American architect Tom Rankin has lived in Rome,  practicing architecture and teaching, since 1991.  He received his Master’s in Architecture at the Harvard University Graduate School of Design, a BA in Architecture at Princeton, and a “Laurea” in Architecture at Università di Roma ‘La Sapienza’. He was founder of the successful non-profit cultural travel association Scala Reale and continues to support culturally and environmentally sustainable travel as a partner in Context Travel and CEO of the travel consulting business Studio Rome.  Tom teaches at the at Università di Roma “La Sapienza” (School of Engineering), the California Polytechnic Rome Program in Architecture and the Iowa State Rome Program. He is a Fulbright, a proprietor of the Boston Athenaeum, a founding member of ISAR (isarome.org) and Director of the association Tevereterno Onlus. Tom is the author of Rome Works: An Architect Explores the World’s Most Sustainable City and has written numerous articles on sustainable urbanism and presented frequently at conferences. His blog on the Still SustainableCity was chosen by Guardian Cities as the best Italian city blog and is a reference point for sustainable urbanism in Rome.

Matthew J. Mandich

Archaeologist, Fundraiser (Assistant Director of the Signum Vortumni Project)

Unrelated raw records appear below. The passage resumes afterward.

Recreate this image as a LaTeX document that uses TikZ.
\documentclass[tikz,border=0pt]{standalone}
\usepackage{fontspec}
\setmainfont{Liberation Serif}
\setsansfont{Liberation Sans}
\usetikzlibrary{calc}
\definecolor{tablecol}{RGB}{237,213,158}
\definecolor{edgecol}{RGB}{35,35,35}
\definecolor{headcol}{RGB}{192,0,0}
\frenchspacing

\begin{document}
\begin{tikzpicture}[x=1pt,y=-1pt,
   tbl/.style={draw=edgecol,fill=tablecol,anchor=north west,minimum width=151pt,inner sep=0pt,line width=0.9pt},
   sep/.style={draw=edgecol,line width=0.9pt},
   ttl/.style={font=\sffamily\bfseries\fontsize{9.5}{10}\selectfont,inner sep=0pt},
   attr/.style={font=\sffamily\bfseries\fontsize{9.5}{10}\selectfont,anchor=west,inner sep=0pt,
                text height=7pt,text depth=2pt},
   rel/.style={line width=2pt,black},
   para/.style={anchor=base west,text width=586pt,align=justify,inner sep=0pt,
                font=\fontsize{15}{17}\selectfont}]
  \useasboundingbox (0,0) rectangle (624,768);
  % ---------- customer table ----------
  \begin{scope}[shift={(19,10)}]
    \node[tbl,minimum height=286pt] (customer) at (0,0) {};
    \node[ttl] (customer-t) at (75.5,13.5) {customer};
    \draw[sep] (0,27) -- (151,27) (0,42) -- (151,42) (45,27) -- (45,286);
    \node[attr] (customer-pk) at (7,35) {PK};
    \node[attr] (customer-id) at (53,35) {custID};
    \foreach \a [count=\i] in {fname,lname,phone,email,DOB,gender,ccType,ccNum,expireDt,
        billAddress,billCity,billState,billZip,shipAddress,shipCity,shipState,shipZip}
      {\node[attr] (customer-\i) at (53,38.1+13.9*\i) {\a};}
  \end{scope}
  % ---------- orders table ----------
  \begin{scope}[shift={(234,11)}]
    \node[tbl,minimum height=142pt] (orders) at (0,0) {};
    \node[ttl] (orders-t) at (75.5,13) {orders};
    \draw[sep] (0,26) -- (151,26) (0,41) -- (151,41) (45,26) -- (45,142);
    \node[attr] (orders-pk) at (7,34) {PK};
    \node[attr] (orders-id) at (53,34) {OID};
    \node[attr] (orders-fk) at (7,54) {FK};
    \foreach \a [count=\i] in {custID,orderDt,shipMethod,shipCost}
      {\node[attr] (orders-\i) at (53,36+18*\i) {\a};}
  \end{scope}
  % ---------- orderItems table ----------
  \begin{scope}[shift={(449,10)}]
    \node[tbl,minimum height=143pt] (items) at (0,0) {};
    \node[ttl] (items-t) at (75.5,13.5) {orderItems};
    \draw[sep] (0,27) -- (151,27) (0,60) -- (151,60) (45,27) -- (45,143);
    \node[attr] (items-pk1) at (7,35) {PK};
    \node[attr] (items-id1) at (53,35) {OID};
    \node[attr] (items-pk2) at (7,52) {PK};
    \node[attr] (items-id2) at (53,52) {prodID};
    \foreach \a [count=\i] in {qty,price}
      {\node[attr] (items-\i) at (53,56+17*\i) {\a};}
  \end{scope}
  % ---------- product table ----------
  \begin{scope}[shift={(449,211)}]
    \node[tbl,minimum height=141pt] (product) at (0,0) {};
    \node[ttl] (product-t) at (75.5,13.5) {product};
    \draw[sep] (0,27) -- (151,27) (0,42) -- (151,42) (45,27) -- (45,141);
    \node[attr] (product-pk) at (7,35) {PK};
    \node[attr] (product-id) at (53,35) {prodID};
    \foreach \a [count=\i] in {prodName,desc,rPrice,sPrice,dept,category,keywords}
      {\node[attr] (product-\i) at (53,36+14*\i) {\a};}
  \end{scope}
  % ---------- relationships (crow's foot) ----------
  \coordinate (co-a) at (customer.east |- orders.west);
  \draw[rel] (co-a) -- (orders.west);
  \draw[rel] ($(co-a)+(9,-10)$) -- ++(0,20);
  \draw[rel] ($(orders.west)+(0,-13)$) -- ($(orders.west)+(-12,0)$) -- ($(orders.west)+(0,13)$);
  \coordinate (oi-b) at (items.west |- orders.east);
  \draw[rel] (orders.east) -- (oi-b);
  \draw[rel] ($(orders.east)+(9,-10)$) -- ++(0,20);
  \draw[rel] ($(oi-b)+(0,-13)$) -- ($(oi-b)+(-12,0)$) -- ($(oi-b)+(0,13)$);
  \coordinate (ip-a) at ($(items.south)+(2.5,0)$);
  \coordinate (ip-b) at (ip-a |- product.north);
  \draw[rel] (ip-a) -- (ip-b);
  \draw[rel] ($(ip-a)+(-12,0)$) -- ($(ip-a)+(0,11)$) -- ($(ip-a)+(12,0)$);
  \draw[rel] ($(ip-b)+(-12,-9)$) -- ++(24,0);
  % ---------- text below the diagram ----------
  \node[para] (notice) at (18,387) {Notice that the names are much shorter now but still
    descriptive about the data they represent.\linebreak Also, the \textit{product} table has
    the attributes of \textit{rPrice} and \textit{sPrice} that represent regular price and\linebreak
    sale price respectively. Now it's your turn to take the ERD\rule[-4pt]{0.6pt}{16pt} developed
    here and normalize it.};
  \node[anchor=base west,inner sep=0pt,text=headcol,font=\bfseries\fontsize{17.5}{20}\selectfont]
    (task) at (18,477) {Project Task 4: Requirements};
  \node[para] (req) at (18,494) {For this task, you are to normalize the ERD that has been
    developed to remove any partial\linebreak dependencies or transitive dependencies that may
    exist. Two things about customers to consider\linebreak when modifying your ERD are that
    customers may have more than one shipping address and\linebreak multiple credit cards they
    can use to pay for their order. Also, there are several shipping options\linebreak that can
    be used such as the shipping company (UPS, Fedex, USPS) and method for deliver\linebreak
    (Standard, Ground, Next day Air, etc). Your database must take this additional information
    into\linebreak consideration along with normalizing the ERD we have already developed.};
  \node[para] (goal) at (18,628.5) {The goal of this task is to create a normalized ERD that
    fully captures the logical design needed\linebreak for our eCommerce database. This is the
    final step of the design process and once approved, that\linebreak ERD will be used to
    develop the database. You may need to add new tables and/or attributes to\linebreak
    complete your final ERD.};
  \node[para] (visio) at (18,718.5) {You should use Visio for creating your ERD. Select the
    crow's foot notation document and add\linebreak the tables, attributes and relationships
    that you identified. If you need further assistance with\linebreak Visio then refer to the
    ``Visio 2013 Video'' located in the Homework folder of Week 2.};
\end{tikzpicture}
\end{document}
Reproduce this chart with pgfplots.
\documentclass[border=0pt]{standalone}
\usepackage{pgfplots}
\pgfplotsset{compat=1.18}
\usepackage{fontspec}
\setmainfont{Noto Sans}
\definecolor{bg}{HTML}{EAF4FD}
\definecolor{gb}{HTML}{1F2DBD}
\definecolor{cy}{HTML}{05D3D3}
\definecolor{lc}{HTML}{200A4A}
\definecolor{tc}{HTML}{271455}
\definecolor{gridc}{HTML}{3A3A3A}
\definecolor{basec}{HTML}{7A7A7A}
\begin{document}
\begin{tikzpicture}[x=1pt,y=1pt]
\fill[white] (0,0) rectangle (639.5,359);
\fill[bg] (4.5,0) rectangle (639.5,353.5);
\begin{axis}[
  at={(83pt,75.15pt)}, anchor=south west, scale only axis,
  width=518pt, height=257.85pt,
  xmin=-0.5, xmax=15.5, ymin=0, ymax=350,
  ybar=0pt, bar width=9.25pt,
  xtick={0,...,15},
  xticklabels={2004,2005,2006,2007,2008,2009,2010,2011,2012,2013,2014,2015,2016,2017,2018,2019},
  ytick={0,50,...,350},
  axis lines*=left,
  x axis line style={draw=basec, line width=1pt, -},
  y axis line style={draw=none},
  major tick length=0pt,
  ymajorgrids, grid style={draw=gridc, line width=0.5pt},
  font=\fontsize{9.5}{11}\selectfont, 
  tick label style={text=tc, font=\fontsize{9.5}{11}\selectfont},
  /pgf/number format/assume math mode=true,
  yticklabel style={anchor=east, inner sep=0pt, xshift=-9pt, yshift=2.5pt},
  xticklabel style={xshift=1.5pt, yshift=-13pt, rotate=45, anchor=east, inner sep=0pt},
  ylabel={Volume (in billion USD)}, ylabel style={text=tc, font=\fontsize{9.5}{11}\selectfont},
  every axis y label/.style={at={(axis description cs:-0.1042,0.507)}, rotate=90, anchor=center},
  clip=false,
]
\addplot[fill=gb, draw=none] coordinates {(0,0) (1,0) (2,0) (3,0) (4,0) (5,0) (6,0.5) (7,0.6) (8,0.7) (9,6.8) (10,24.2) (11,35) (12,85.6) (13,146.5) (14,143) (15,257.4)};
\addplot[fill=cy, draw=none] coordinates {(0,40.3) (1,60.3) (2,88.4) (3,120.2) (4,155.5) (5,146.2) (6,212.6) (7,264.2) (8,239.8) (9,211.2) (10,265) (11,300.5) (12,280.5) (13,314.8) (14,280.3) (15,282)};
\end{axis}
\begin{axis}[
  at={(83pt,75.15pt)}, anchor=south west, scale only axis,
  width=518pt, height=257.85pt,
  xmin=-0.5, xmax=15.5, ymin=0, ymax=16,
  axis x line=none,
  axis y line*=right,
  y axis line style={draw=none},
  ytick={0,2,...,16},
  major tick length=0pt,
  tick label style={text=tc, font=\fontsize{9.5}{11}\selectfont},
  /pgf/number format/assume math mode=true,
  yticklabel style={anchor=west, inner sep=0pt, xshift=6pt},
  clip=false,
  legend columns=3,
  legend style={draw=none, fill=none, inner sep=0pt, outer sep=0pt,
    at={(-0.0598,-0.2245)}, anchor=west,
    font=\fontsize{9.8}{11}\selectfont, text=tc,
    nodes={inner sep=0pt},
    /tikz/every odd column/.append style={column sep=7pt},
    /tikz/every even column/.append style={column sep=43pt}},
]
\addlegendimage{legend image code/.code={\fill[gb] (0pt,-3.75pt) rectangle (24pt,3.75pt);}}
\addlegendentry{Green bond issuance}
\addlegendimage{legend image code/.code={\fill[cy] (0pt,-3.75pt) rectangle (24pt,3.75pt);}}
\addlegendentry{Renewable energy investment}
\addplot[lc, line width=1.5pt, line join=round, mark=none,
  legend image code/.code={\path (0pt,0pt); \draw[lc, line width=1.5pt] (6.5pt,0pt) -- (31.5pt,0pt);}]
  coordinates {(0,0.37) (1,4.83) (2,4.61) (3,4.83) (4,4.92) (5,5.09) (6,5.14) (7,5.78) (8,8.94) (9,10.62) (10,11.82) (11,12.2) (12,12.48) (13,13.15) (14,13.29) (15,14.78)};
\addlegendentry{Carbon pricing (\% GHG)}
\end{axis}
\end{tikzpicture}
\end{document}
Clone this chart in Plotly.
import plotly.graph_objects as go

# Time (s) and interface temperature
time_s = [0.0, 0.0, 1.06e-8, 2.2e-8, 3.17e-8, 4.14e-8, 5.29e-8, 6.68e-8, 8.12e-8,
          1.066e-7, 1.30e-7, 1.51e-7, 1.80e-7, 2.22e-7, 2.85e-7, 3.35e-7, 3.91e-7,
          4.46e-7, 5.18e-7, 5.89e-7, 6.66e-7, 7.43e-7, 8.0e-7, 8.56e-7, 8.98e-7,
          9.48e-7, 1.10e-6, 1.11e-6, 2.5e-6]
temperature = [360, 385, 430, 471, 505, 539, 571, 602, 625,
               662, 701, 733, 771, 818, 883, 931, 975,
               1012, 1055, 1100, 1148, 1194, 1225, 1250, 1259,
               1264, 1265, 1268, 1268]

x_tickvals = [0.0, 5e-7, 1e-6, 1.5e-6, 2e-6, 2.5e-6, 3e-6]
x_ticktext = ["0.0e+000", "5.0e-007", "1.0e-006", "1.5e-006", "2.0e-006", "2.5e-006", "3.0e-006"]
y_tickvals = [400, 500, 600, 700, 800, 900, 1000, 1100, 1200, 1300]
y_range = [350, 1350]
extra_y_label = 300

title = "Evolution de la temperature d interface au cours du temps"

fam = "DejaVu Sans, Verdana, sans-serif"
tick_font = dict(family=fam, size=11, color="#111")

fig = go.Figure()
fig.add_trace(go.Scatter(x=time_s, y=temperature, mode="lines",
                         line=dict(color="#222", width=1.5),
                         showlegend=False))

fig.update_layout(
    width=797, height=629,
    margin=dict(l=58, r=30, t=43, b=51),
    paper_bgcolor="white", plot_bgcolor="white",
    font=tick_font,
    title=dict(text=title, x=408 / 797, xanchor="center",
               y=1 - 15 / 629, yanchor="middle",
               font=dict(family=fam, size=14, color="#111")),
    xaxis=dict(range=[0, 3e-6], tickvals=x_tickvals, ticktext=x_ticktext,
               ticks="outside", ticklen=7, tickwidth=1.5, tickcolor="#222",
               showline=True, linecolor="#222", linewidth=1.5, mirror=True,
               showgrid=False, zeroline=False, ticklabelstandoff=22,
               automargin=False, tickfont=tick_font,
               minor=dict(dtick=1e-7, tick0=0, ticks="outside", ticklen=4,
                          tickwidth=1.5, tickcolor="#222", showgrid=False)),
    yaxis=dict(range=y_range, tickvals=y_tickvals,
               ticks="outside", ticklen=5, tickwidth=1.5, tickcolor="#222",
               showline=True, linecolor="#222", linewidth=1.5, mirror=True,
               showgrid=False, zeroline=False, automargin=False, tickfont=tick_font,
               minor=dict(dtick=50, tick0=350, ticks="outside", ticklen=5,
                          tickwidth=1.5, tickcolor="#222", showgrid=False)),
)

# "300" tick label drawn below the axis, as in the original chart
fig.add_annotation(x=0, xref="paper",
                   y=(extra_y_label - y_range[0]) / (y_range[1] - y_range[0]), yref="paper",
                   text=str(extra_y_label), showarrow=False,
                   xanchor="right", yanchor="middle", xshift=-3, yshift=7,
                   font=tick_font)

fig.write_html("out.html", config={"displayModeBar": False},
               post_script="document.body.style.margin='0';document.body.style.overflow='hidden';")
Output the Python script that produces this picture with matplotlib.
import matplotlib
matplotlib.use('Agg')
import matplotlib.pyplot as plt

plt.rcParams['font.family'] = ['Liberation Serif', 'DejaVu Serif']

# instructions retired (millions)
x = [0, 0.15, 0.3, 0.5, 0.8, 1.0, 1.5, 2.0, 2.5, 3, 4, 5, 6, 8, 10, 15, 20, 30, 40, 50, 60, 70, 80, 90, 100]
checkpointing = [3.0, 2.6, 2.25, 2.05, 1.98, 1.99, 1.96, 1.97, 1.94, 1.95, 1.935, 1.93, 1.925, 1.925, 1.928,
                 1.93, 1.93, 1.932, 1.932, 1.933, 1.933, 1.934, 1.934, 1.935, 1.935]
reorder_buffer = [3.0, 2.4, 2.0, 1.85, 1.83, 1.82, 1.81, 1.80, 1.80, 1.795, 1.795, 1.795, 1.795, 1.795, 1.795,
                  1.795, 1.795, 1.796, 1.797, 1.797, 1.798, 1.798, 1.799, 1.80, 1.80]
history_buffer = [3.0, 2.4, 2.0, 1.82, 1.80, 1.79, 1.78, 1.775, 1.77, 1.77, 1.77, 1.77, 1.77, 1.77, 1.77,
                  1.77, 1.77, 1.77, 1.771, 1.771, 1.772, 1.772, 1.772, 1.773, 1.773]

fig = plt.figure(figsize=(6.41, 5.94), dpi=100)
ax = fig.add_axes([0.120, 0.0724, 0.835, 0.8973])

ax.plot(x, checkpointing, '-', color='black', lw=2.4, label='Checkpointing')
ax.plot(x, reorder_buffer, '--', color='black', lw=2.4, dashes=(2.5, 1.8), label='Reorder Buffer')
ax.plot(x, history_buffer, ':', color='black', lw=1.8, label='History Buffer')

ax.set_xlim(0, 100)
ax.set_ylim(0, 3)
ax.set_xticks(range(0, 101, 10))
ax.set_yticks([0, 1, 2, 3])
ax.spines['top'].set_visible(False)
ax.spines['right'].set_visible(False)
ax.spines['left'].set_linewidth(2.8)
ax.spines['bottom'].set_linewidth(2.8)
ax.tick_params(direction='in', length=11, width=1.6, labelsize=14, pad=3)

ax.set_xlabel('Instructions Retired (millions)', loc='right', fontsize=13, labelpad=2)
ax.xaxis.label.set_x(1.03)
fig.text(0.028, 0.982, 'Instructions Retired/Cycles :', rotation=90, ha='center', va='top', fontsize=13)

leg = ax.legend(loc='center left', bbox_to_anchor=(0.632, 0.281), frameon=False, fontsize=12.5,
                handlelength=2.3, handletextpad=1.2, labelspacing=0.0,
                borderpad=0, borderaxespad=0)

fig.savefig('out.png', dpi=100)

Matthew received his PhD in Roman Archaeology from the University of Leicester (UK) in 2017. His thesis, ‘The Growth and Extent of Rome: From Fringe to Suburb’, used models and theories from economic geography and complexity science to re-assess, and uncover correlations between, the physical, economic, and demographic growth of the City from the Archaic to the late Imperial period. This thesis will be published by Routledge as a monograph in their series ‘Studies in Roman Space and Urbanism’. While at the University of Leicester Matthew taught on a number of modules at both the undergraduate and postgraduate level, giving lectures on a wide range of topics including landscape archaeology, the Roman economy, maritime archaeology, Roman villas and gardens, early Christian churches, and the sustainability of ancient food systems. He has presented his research at numerous international conferences and has published several peer-reviewed papers. Since 2005 Matthew has worked on a number of excavation, survey, and material studies projects in and around the city of Rome, holding a supervisory role on multiple occasions. He is also the chair of the Theoretical Roman Archaeology Conference (TRAC) standing committee and a member of the editorial board for the recently launched, Open-Access Theoretical Roman Archaeology Journal.